The AI Build-from-Scratch Challenges 💡
1. Designing AI-Powered Emissions Anomaly Detection 📈
Scenario: We need a real-time pipeline to detect anomalies in diverse emissions data streams, considering seasonality and noise.

Tasks:

Architect & Build: Design an end-to-end pipeline. Implement a basic LSTM Autoencoder in PyTorch or TensorFlow. The provided snippet has a flawed structure. Fix the model architecture (ensure input/output shapes match, layers are appropriate) and write a basic training loop (using simulated data) that calculates reconstruction error.
Refine: Explain your choices and how you'd handle preprocessing (scaling, detrending) and feature extraction for real-world deployment.
Code Sample (PyTorch LSTM AE - Needs Fixing!):


In [8]:
import torch
import torch.nn as nn

class LSTM_AE(nn.Module):
    def __init__(self, input_dim=5, hidden_dim=32, latent_dim=16, num_layers=1):
        super(LSTM_AE, self).__init__()
        
        self.encoder = nn.LSTM(input_dim, hidden_dim, num_layers, batch_first=True)
        
        self.fc_enc = nn.Linear(hidden_dim, latent_dim)
        
        self.fc_dec = nn.Linear(latent_dim, hidden_dim)
        
        self.decoder = nn.LSTM(hidden_dim, input_dim, num_layers, batch_first=True)

    
    def forward(self, x):
        seq_len = x.size(1) # original sequence length

        # 1 Encoder: we process the input x → hidden states
        _, (hidden, _) = self.encoder(x)

        # 2 Latent space: take last layer’s hidden state and project into latent_dim
        latent = self.fc_enc(hidden[-1])  # → (batch, latent_dim)
        
        # 3. Decoder prep: expand latent back, add time axis, repeat
        decoder_hidden = self.fc_dec(latent)
        decoder_input = decoder_hidden.unsqueeze(1).repeat(1, seq_len, 1)
        
        # 4 Decoder: we decode to reconstruct the sequence from repeated latent representations
        reconstructed, _ = self.decoder(decoder_input)  # → (batch, seq_len, input_dim)
        
        return reconstructed

The encoder compresses the input sequence into a hidden representation.

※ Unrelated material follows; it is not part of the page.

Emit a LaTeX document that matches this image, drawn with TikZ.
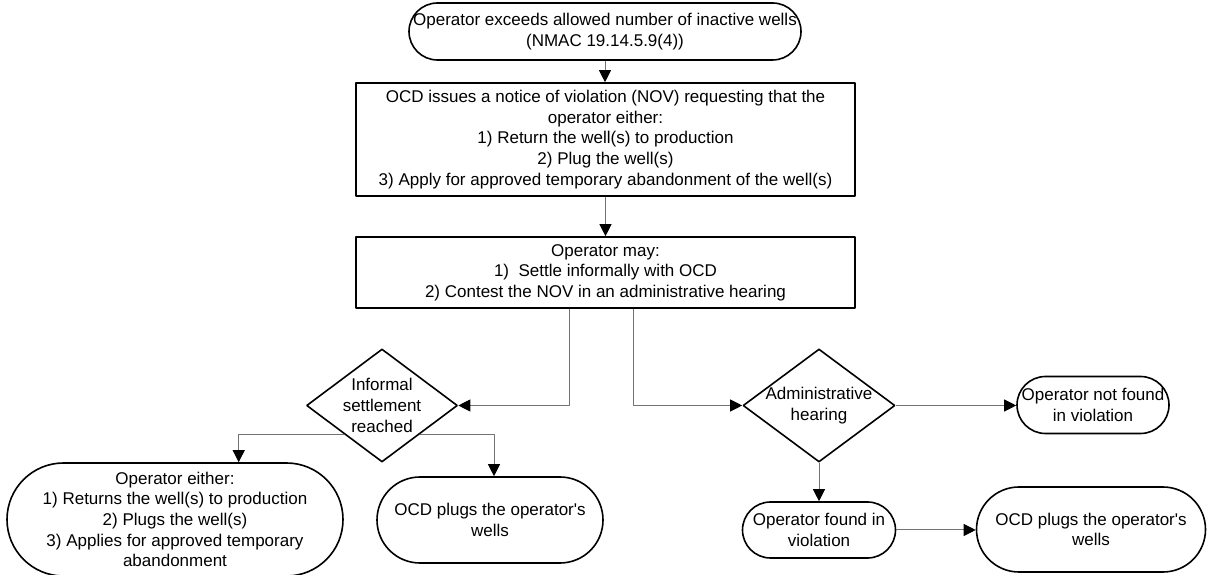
\documentclass[tikz,border=0pt]{standalone}
\usepackage{fontspec}
\setmainfont{Liberation Sans}[Ligatures=TeXOff]
\usetikzlibrary{arrows.meta,shapes.geometric}
\begin{document}
\begin{tikzpicture}[>={Triangle[length=6bp,width=6bp,color=black]},line join=bevel,
  every node/.style={font=\fontsize{8.5bp}{10.3bp}\selectfont,align=center,inner sep=0pt},
  terminal/.style={rectangle,draw,line width=0.8bp,rounded corners=#1},
  process/.style={rectangle,draw,line width=0.8bp},
  decision/.style={diamond,draw,line width=0.8bp},
  conn/.style={draw=black!55,line width=0.5bp,->},
]
%%
\useasboundingbox [fill=white] (0bp,0bp) rectangle (604.5bp,287.5bp);
\node (node_0) at (302.5bp,270.75bp) [terminal=14.25bp,minimum width=196bp,minimum height=28.5bp,yshift=1bp] {Operator exceeds allowed number of inactive wells\\(NMAC 19.14.5.9(4))};
  \node (node_1) at (302.75bp,217.75bp) [process,minimum width=249.5bp,minimum height=56.5bp] {OCD issues a notice of violation (NOV) requesting that the\\operator either:\\1) Return the well(s) to production\\2) Plug the well(s)\\3) Apply for approved temporary abandonment of the well(s)};
  \node (node_2) at (302.75bp,151.25bp) [process,minimum width=249.5bp,minimum height=35.5bp] {Operator may:\\1)\ \ Settle informally with OCD\\2) Contest the NOV in an administrative hearing};
  \node (node_3) at (191bp,84.75bp) [decision,minimum width=75.5bp,minimum height=56.5bp] {};
  \node (node_3_text) at (node_3) {Informal\\settlement\\reached};
  \node (node_4) at (409.5bp,84.75bp) [decision,minimum width=76bp,minimum height=56.5bp] {};
  \node (node_4_text) at (node_4) {Administrative\\hearing};
  \node (node_5) at (546.5bp,85bp) [terminal=14.25bp,minimum width=76bp,minimum height=28.5bp] {Operator not found\\in violation};
  \node (node_6) at (409.5bp,22.5bp) [terminal=14bp,minimum width=76.5bp,minimum height=28bp] {Operator found in\\violation};
  \node (node_7) at (545.5bp,22.75bp) [terminal=21.25bp,minimum width=114.5bp,minimum height=42.5bp] {OCD plugs the operator's\\wells};
  \node (node_8) at (87.5bp,27.75bp) [terminal=28.25bp,minimum width=168bp,minimum height=56.5bp] {Operator either:\\1) Returns the well(s) to production\\2) Plugs the well(s)\\3) Applies for approved temporary\\abandonment};
  \node (node_9) at (245bp,27.5bp) [terminal=21.5bp,minimum width=113bp,minimum height=43bp] {OCD plugs the operator's\\wells};
%
  \draw [conn] (node_0.south) -- (node_0.south |- node_1.north);
  \draw [conn] (node_1.south) -- (node_1.south |- node_2.north);
  \draw [conn] ([xshift=-18.25bp]node_2.south) |- (node_3.east);
  \draw [conn] ([xshift=13.75bp]node_2.south) |- (node_4.west);
  \draw [conn] (node_3.south west) -| ([xshift=31.85bp]node_8.north);
  \draw [conn] (node_3.south east) -| ([xshift=2bp]node_9.north);
  \draw [conn] (node_4.east) -- (node_4.east -| node_5.west);
  \draw [conn] (node_4.south) -- (node_4.south |- node_6.north);
  \draw [conn] (node_6.east) -- (node_6.east -| node_7.west);
%
\end{tikzpicture}
\end{document}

I made a fully connected layer to compress  the final hidden state into a latent vector (bottleneck).

then a fully conntected layer to expand it back to the decoder’s hidden dimension.

finally,  the decoder reconstructs the sequence from  a repeated version of this expanded latent vector.


for problem3, the *final* hidden state is got from last_hidden = hidden[-1]. This last_hidden tensor, with shape (batch_size, hidden_dim) is then passed through a linear layer to form the latent bottleneck : latent = self.fc_enc(last_hidden) 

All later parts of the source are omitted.